La jurisprudence francophone des Cours suprêmes


recherche avancée

25/06/2024 | FRANCE | N°24/00614

France | France, Tribunal judiciaire de Lille, Référés, 25 juin 2024, 24/00614


TRIBUNAL JUDICIAIRE DE LILLE
-o-o-o-o-o-o-o-o-o-



Référé
N° RG 24/00614 - N° Portalis DBZS-W-B7I-YDLI
SL/SH


ORDONNANCE DE RÉFÉRÉ

DU 25 JUIN 2024




DEMANDERESSE :

S.C.I. GUREA
[Adresse 5]
[Localité 4]
représentée par Me Benjamin VANOVERSCHELDE, avocat au barreau de LILLE




DÉFENDEUR :

M. [C] [Y]
[Adresse 1]
[Localité 3]
représenté par Me Patrick DRANCOURT, avocat au barreau de LILLE







JUGE DES RÉFÉRÉS : Sarah HOURTOULE, 1ere VP adjointe, sup

pléant le Président en vertu des articles R. 212-4 et R. 212-5 du Code de l’Organisation Judiciaire

GREFFIER : Sébastien LESAGE

DÉBATS à l’audience publique du 04 Juin 2024

ORDONNANC...

TRIBUNAL JUDICIAIRE DE LILLE
-o-o-o-o-o-o-o-o-o-

Référé
N° RG 24/00614 - N° Portalis DBZS-W-B7I-YDLI
SL/SH

ORDONNANCE DE RÉFÉRÉ

DU 25 JUIN 2024

DEMANDERESSE :

S.C.I. GUREA
[Adresse 5]
[Localité 4]
représentée par Me Benjamin VANOVERSCHELDE, avocat au barreau de LILLE

DÉFENDEUR :

M. [C] [Y]
[Adresse 1]
[Localité 3]
représenté par Me Patrick DRANCOURT, avocat au barreau de LILLE

JUGE DES RÉFÉRÉS : Sarah HOURTOULE, 1ere VP adjointe, suppléant le Président en vertu des articles R. 212-4 et R. 212-5 du Code de l’Organisation Judiciaire

GREFFIER : Sébastien LESAGE

DÉBATS à l’audience publique du 04 Juin 2024

ORDONNANCE du 25 Juin 2024

LA JUGE DES RÉFÉRÉS

Après avoir entendu les parties comparantes ou leur conseil et avoir mis l’affaire en délibéré, a statué en ces termes :

Suivant acte sous seing privé du 15 septembre 2022, la SCI GUREA a consenti à Monsieur [C] [Y] (exerçant en tant qu’entrepreneur individuel et immatriculé en son nom personnel auprès du RCS de Lille Métropole), un bail dérogatoire portant sur des locaux situés [Adresse 2] pour une durée de 6 mois et 16 jours, courant à compter du 15 septembre 2022 pour se terminer le 31 mars 2023, moyennant le paiement d’un loyer annuel de 6 600 € euros, payable par mois et d’avance, outre provisions pour charges et versement d’un dépôt de garantie de 550 euros.

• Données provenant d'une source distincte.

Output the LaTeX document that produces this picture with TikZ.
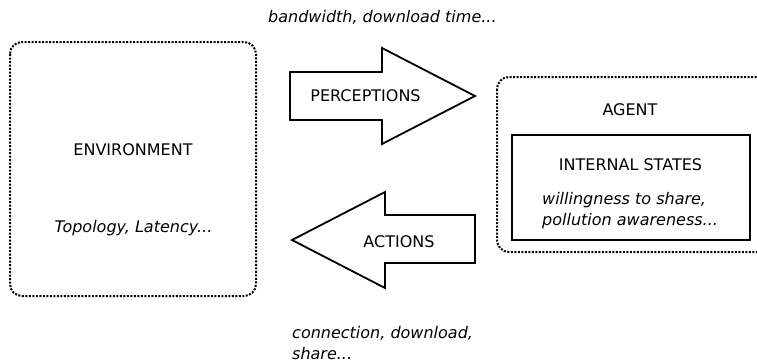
\documentclass[tikz,border=0pt]{standalone}
\usepackage{fontspec}
\setmainfont{DejaVu Sans}
\begin{document}
\begin{tikzpicture}[x=1pt,y=-1pt,
  txt/.style={inner sep=0pt,font=\fontsize{16}{21}\selectfont},
  itxt/.style={txt,font=\fontsize{16}{21}\selectfont\itshape},
  dotbox/.style={draw,line width=2pt,dash pattern=on 2pt off 1.5pt,rounded corners=12pt},
  bigarrow/.style={draw,line width=1.8pt,line join=miter,fill=white}]
\useasboundingbox (0,0) rectangle (757,362);
% environment
\draw[dotbox] (10,42) rectangle (256,296);
\node[txt,anchor=base] (env) at (133,155) {ENVIRONMENT};
\node[itxt,anchor=base] (envsub) at (133.5,232) {Topology, Latency...};
% agent
\draw[dotbox] (497,77) rectangle (772,252);
\node[txt,anchor=base] (agent) at (630,115) {AGENT};
\draw[line width=2pt] (512,135) rectangle (750,240);
\node[txt,anchor=base] (internal) at (630.5,170) {INTERNAL STATES};
\node[itxt,anchor=base west] (will) at (542,204) {willingness to share,};
\node[itxt,anchor=base west] (poll) at (542,225) {pollution awareness...};
% perceptions arrow
\draw[bigarrow] (290,72) -- (382,72) -- (382,48) -- (475,96) -- (382,144) -- (382,120) -- (290,120) -- cycle;
\node[txt,anchor=base] (perc) at (365.5,101) {PERCEPTIONS};
\node[itxt,anchor=base west] (band) at (268,22) {bandwidth, download time...};
% actions arrow
\draw[bigarrow] (475,215) -- (385,215) -- (385,192) -- (292,240) -- (385,288) -- (385,263) -- (475,263) -- cycle;
\node[txt,anchor=base] (act) at (399,247) {ACTIONS};
\node[itxt,anchor=base west] (conn) at (292,338) {connection, download,};
\node[itxt,anchor=base west] (share) at (292,359) {share...};
\end{tikzpicture}
\end{document}
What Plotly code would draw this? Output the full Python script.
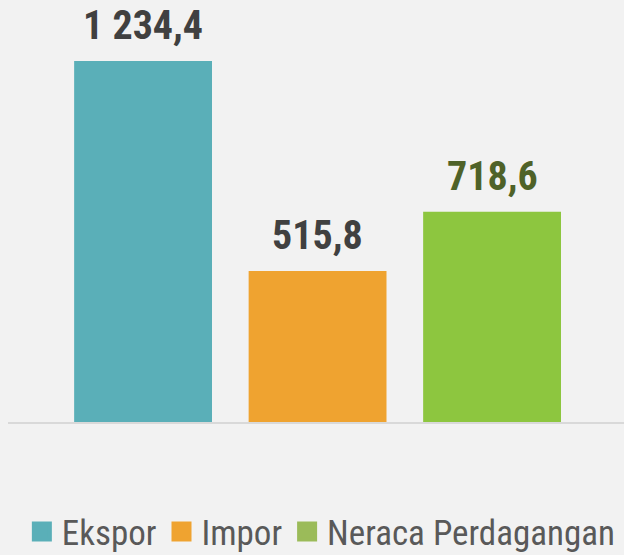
import plotly.graph_objects as go

categories = ["Ekspor", "Impor", "Neraca Perdagangan"]
values = [1234.4, 515.8, 718.6]
value_labels = ["1 234,4", "515,8", "718,6"]
bar_colors = ["#5aafb8", "#efa330", "#8dc63f"]
legend_colors = ["#5aafb8", "#efa330", "#9bbb59"]
label_colors = ["#404040", "#404040", "#4f6228"]

FONT = "Liberation Sans Narrow, Arial Narrow, Roboto Condensed, Roboto, sans-serif"

fig = go.Figure()
fig.add_trace(go.Bar(
    x=categories, y=values, marker=dict(color=bar_colors, line=dict(width=0)),
    width=0.79, showlegend=False, hoverinfo="skip",
))
for cat, col in zip(categories, legend_colors):
    fig.add_trace(go.Scatter(
        x=[None], y=[None], mode="markers", name=cat,
        marker=dict(symbol="square", size=16, color=col, line=dict(color=col, width=4)),
    ))

for cat, v, lab, col in zip(categories, values, value_labels, label_colors):
    fig.add_annotation(
        x=cat, y=v, text=f"<b>{lab}</b>", showarrow=False,
        yanchor="bottom", yshift=10,
        font=dict(family=FONT, size=40, color=col),
    )

fig.update_layout(
    width=624, height=555,
    paper_bgcolor="#f2f2f2", plot_bgcolor="#f2f2f2",
    margin=dict(l=8, r=0, t=0, b=133, autoexpand=False),
    xaxis=dict(range=[-0.774, 2.756], showticklabels=False, ticks="",
               showgrid=False, zeroline=False, showline=True,
               linecolor="#d9d9d9", linewidth=2),
    yaxis=dict(range=[0, 1442.7], visible=False),
    legend=dict(orientation="h", xref="container", yref="container",
                x=0.515, xanchor="center", y=0.042, yanchor="middle",
                font=dict(family=FONT, size=35, color="#595959"),
                itemwidth=30, tracegroupgap=0, bgcolor="rgba(0,0,0,0)"),
    font=dict(family=FONT),
)

fig.write_html("out.html", config={"displayModeBar": False},
               post_script="document.body.style.margin='0';document.body.style.background='#f2f2f2';")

La SCI GUREA expose que Monsieur [Y] n’a jamais versé les loyers, avances sur charge et dépôt de garantie prévus au contrat.

La SCI GUREA a fait signifier à Monsieur [C] [Y] le 18 avril 2023 une ordonnance d’injonction de payer rendue par le juge du contentieux de la protection du tribunal de proximité de Roubaix le 10 mars 2023, pour la somme de 4.234,80 € en principal, outre 80 € d’accessoires, 423,48 € de clause pénale et 131,63 € d’intérêts.

Monsieur [C] [Y] a formé opposition à injonction de payer et selon jugement en date du 08 février 2024, le juge des contentieux et de la protection de Roubaix s’est déclaré incompétent au profit du Tribunal Judiciaire de Lille.

Monsieur [Y] n’ayant pas quitté les locaux loués, la SCI GUREA a fait signifier le 18 avril 2023 à Monsieur [C] [Y] une sommation de quitter les lieux, puis par acte du 3 avril 2024, a fait assigner Monsieur [C] [Y] devant le président du tribunal judiciaire de LILLE, statuant en référés, aux fins de voir notamment ordonner l’expulsion de Monsieur [C] [Y] sous astreinte et le condamner, à titre provisionnel, à verser une somme de 3.666 € au titre des loyers et provisions pour charges impayées, une somme de 366,60 € au titre de la clause pénale, une indemnité d’occupation correspondant au loyer conventionnel, la somme de 2.000 € au titre de l’article 700 du Code de procédure civile et aux entiers frais et dépens, en ce compris le coût de la sommation de quitter les lieux et celui de l’assignation.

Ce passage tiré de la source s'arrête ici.